::: DATA LINES
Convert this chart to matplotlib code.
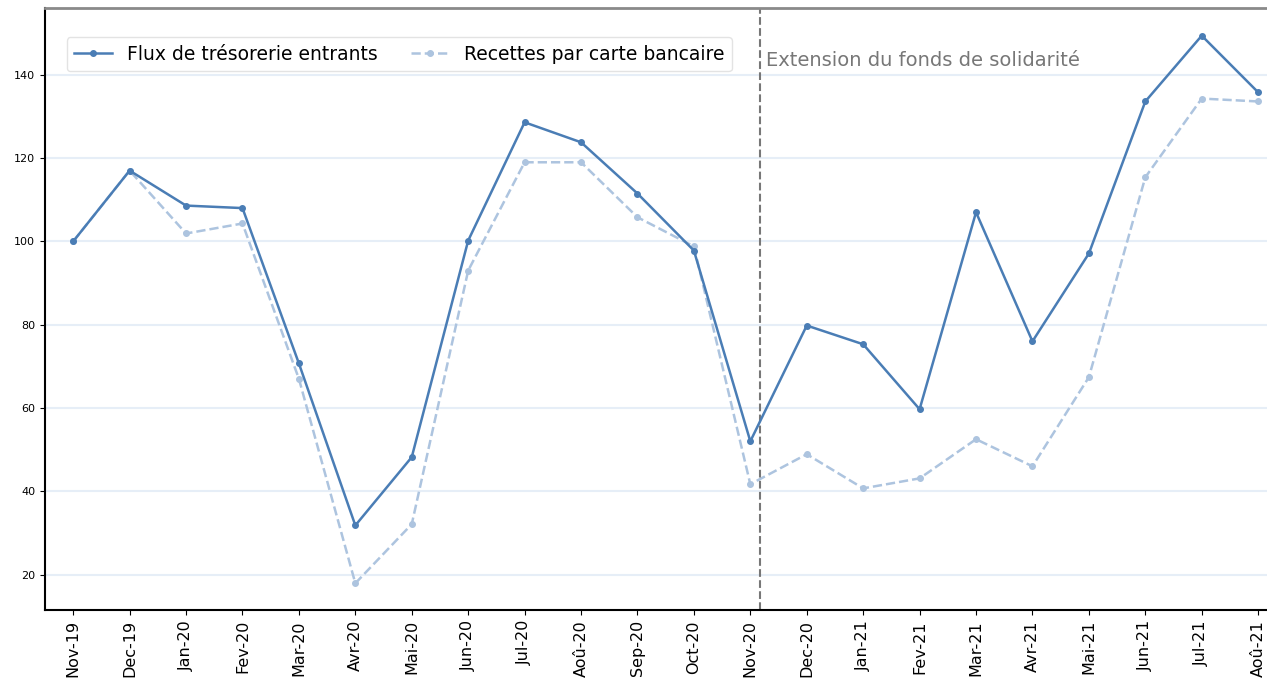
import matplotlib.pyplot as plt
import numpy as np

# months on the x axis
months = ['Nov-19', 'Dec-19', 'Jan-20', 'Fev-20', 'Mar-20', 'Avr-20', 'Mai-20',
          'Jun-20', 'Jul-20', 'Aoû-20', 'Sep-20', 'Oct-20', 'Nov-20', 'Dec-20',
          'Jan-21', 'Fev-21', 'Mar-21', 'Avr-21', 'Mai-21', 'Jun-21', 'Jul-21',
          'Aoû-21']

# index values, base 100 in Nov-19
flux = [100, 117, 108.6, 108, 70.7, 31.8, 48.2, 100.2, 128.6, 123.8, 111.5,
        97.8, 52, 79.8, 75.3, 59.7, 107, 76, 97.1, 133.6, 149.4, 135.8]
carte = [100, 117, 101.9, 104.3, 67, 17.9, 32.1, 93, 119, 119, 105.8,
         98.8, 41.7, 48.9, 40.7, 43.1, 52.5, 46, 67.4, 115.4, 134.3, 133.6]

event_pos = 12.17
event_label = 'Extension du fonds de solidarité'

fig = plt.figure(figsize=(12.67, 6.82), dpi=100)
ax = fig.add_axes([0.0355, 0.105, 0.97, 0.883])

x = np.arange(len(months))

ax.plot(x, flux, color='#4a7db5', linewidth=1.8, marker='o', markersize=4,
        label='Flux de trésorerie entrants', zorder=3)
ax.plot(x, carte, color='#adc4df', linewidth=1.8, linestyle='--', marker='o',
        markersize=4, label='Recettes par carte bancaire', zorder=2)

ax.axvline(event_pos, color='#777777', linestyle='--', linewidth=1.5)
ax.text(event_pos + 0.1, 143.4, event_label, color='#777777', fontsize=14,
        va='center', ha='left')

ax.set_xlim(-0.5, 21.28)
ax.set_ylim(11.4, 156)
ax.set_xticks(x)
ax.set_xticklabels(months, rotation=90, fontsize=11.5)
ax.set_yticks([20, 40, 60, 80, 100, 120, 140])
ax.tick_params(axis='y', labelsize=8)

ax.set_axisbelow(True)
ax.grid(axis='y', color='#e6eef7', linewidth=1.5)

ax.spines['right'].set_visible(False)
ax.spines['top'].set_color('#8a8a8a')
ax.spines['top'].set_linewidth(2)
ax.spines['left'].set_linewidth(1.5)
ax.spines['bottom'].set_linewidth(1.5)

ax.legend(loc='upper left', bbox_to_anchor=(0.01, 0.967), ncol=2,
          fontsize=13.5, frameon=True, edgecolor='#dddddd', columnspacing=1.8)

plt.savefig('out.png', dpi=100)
::::::
→ **DESCRIPTION OF THE TASK**: Go through the listing above and quote it exactly, apart from its images.

→ **OUTPUT OF THE TASK**:
Convert this chart to matplotlib code.
import matplotlib.pyplot as plt
import numpy as np

# months on the x axis
months = ['Nov-19', 'Dec-19', 'Jan-20', 'Fev-20', 'Mar-20', 'Avr-20', 'Mai-20',
          'Jun-20', 'Jul-20', 'Aoû-20', 'Sep-20', 'Oct-20', 'Nov-20', 'Dec-20',
          'Jan-21', 'Fev-21', 'Mar-21', 'Avr-21', 'Mai-21', 'Jun-21', 'Jul-21',
          'Aoû-21']

# index values, base 100 in Nov-19
flux = [100, 117, 108.6, 108, 70.7, 31.8, 48.2, 100.2, 128.6, 123.8, 111.5,
        97.8, 52, 79.8, 75.3, 59.7, 107, 76, 97.1, 133.6, 149.4, 135.8]
carte = [100, 117, 101.9, 104.3, 67, 17.9, 32.1, 93, 119, 119, 105.8,
         98.8, 41.7, 48.9, 40.7, 43.1, 52.5, 46, 67.4, 115.4, 134.3, 133.6]

event_pos = 12.17
event_label = 'Extension du fonds de solidarité'

fig = plt.figure(figsize=(12.67, 6.82), dpi=100)
ax = fig.add_axes([0.0355, 0.105, 0.97, 0.883])

x = np.arange(len(months))

ax.plot(x, flux, color='#4a7db5', linewidth=1.8, marker='o', markersize=4,
        label='Flux de trésorerie entrants', zorder=3)
ax.plot(x, carte, color='#adc4df', linewidth=1.8, linestyle='--', marker='o',
        markersize=4, label='Recettes par carte bancaire', zorder=2)

ax.axvline(event_pos, color='#777777', linestyle='--', linewidth=1.5)
ax.text(event_pos + 0.1, 143.4, event_label, color='#777777', fontsize=14,
        va='center', ha='left')

ax.set_xlim(-0.5, 21.28)
ax.set_ylim(11.4, 156)
ax.set_xticks(x)
ax.set_xticklabels(months, rotation=90, fontsize=11.5)
ax.set_yticks([20, 40, 60, 80, 100, 120, 140])
ax.tick_params(axis='y', labelsize=8)

ax.set_axisbelow(True)
ax.grid(axis='y', color='#e6eef7', linewidth=1.5)

ax.spines['right'].set_visible(False)
ax.spines['top'].set_color('#8a8a8a')
ax.spines['top'].set_linewidth(2)
ax.spines['left'].set_linewidth(1.5)
ax.spines['bottom'].set_linewidth(1.5)

ax.legend(loc='upper left', bbox_to_anchor=(0.01, 0.967), ncol=2,
          fontsize=13.5, frameon=True, edgecolor='#dddddd', columnspacing=1.8)

plt.savefig('out.png', dpi=100)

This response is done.